This Earth Day: Take a voyage in the life of your role models

Posted on 21.04.2020

This Earth Day we take a look back at some of wonderful images created by young people at a workshop at the National Maritime Museum earlier this January, working with photographer Evgenia Arbugaeva and artist Jeanine Woollard.

Inspired by Evgenia’s recent work capturing the now iconic TIME Magazine’s cover celebrating Greta Thunberg as Person of the Year these young people were asked to consider who might be their role model – a person, real or make-believe, – who represents an idea or movement they are inspired by. And, with a range of artist materials and props from the museum, they recreated an imagined stop motion adventure of them at sea.

Readying ourselves for our next big ‘adventure’ as we emerge from the Covid crisis and strive for a better world is more important than ever. Imagination and inspiration is of course, a vital part of building this future.

We are currently developing a global programme to inspire and provoke vital conversations around what lies ahead; so watch this space over the coming weeks and months!

The workshop took place as part of Evgenia’s Invisible Dust Residency at the National Maritime Museum, working specifically in the Museum’s new Polar World gallery to collect inspiration from Russia specialists including scientists; she explored cultural artefacts held in the Museum’s archive and delved into stories, viewpoints and beliefs from and of the region.

More about Evgenia

Originating from Tiksi in Russia, Evgenia frequently travels back to her homeland in the Arctic to capture the varied worlds, cultures, traditions and people who inhabit it.

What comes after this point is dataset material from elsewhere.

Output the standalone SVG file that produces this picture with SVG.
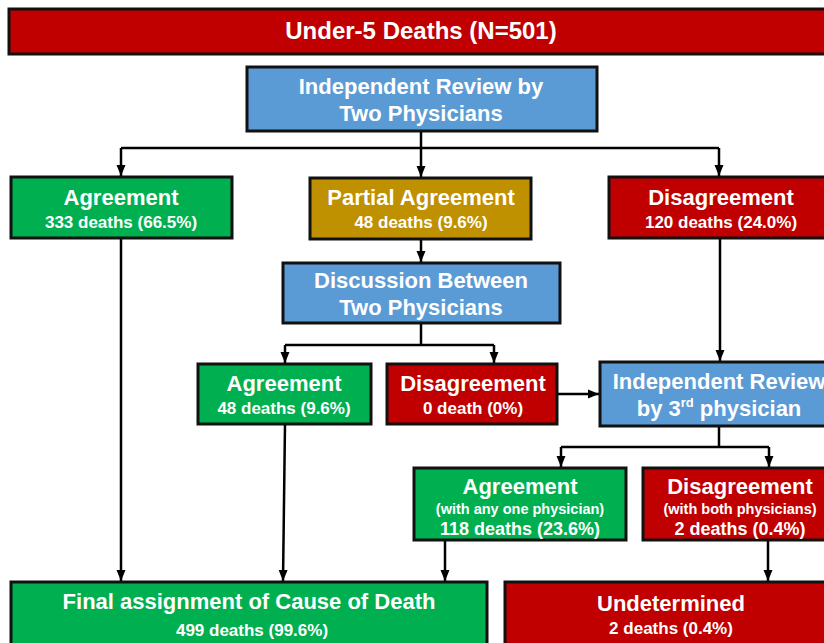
<svg xmlns="http://www.w3.org/2000/svg" width="824" height="643" viewBox="0 0 824 643">
<style>
.box{stroke:#111;stroke-width:3}
.red{fill:#C00000}.grn{fill:#00B050}.blu{fill:#5B9BD5}.gld{fill:#BF9000}
text{font-family:"Liberation Sans",Arial,sans-serif;font-weight:bold;fill:#fff;text-anchor:middle}
.t{font-size:22px}.s{font-size:17px}.x{font-size:14.5px}.m{font-size:18px}
.c{fill:none;stroke:#000;stroke-width:2.5}
</style>
<defs>
<marker id="a" markerUnits="userSpaceOnUse" markerWidth="12" markerHeight="12" viewBox="0 0 12 12" refX="11" refY="6" orient="auto">
<path d="M0,1.5 L11,6 L0,10.5 Z" fill="#000"/>
</marker>
</defs>
<rect width="824" height="643" fill="#fff"/>
<g id="connectors">
<path class="c" d="M421,131 V148"/>
<path class="c" d="M121,148 H719"/>
<path class="c" d="M121,148 V176" marker-end="url(#a)"/>
<path class="c" d="M421,148 V177" marker-end="url(#a)"/>
<path class="c" d="M719,148 V176" marker-end="url(#a)"/>
<path class="c" d="M421,239 V262" marker-end="url(#a)"/>
<path class="c" d="M421,323 V345"/>
<path class="c" d="M285,345 H494"/>
<path class="c" d="M285,345 V363" marker-end="url(#a)"/>
<path class="c" d="M494,345 V363" marker-end="url(#a)"/>
<path class="c" d="M557,394 H599" marker-end="url(#a)"/>
<path class="c" d="M720,238 V361" marker-end="url(#a)"/>
<path class="c" d="M719,426 V447"/>
<path class="c" d="M561,447 H769"/>
<path class="c" d="M561,447 V467" marker-end="url(#a)"/>
<path class="c" d="M769,447 V467" marker-end="url(#a)"/>
<path class="c" d="M121,238 V581" marker-end="url(#a)"/>
<path class="c" d="M285,424 L283,581" marker-end="url(#a)"/>
<path class="c" d="M445,540 V581" marker-end="url(#a)"/>
<path class="c" d="M768,540 V581" marker-end="url(#a)"/>
</g>
<g id="n-top">
<rect class="box red" x="9" y="9" width="830" height="45"/>
<text class="t" x="421" y="39" style="font-size:24px">Under-5 Deaths (N=501)</text>
</g>
<g id="n-review">
<rect class="box blu" x="247" y="67" width="350" height="64"/>
<text class="t" x="421" y="94">Independent Review by</text>
<text class="t" x="421" y="121">Two Physicians</text>
</g>
<g id="n-agree1">
<rect class="box grn" x="11" y="177" width="221" height="61"/>
<text class="t" x="121" y="205">Agreement</text>
<text class="s" x="121" y="228">333 deaths (66.5%)</text>
</g>
<g id="n-partial">
<rect class="box gld" x="310" y="178" width="221" height="61"/>
<text class="t" x="421" y="205">Partial Agreement</text>
<text class="s" x="421" y="228">48 deaths (9.6%)</text>
</g>
<g id="n-disagree1">
<rect class="box red" x="609" y="177" width="230" height="61"/>
<text class="t" x="721" y="205">Disagreement</text>
<text class="s" x="721" y="228">120 deaths (24.0%)</text>
</g>
<g id="n-discussion">
<rect class="box blu" x="283" y="263" width="277" height="60"/>
<text class="t" x="421" y="288">Discussion Between</text>
<text class="t" x="421" y="315">Two Physicians</text>
</g>
<g id="n-agree2">
<rect class="box grn" x="198" y="364" width="173" height="60"/>
<text class="t" x="284" y="391">Agreement</text>
<text class="s" x="284" y="414">48 deaths (9.6%)</text>
</g>
<g id="n-disagree2">
<rect class="box red" x="387" y="364" width="170" height="60"/>
<text class="t" x="473" y="391">Disagreement</text>
<text class="s" x="473" y="414">0 death (0%)</text>
</g>
<g id="n-review3">
<rect class="box blu" x="600" y="362" width="240" height="64"/>
<text class="t" x="719" y="389">Independent Review</text>
<text class="t" x="719" y="416">by 3<tspan style="font-size:13px" dy="-9">rd</tspan><tspan dy="9"> physician</tspan></text>
</g>
<g id="n-agree3">
<rect class="box grn" x="414" y="468" width="212" height="72"/>
<text class="t" x="520" y="494">Agreement</text>
<text class="x" x="520" y="514">(with any one physician)</text>
<text class="m" x="520" y="535">118 deaths (23.6%)</text>
</g>
<g id="n-disagree3">
<rect class="box red" x="643" y="468" width="195" height="72"/>
<text class="t" x="740" y="494">Disagreement</text>
<text class="x" x="740" y="514">(with both physicians)</text>
<text class="m" x="740" y="535">2 deaths (0.4%)</text>
</g>
<g id="n-final">
<rect class="box grn" x="11" y="582" width="476" height="66"/>
<text class="t" x="249" y="609">Final assignment of Cause of Death</text>
<text class="s" x="252" y="636">499 deaths (99.6%)</text>
</g>
<g id="n-undetermined">
<rect class="box red" x="505" y="582" width="335" height="66"/>
<text class="t" x="671" y="611">Undetermined</text>
<text class="s" x="671" y="634">2 deaths (0.4%)</text>
</g>
</svg>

Evgenia shares some of these stories and those collected on her trips at the museum, celebrating the Polar regions and the communities who live there, while raising awareness around the fragility of existence of indigenous people’s lives and cultures due to the impacts of climate change.

The Arctic is increasingly impacted by the effects of climate change, with global warming causing glaciers and sea ice to melt at an unprecedented rate. This impacts negatively on the existence of people and animals in the region, but is also contributing to a substantial rise in sea levels, desalination and changes in ocean currents – the effects of which are beginning to be felt around the world.

The Arctic is a unique and complex part of the Earth’s ecosystem and its health is critical to sustaining all life. Despite geographical, sometimes political and social separation, we are all linked and in order to protect this remarkable and essential place awareness needs to be raised to highlight our intrinsic connection.

Evgenia Arbugaeva has won various competitions, including the ICP Infinity Award, the Leica Oskar Barnack Award and the Magnum Foundation Emergency Fund Grant. Her work has been exhibited internationally and appeared in publications such as National Geographic, mare, Le Monde, and The New Yorker magazines, among others. Her work portrays personal stories and photoessays in magical realist compositions that are seeped in fairytale and fable.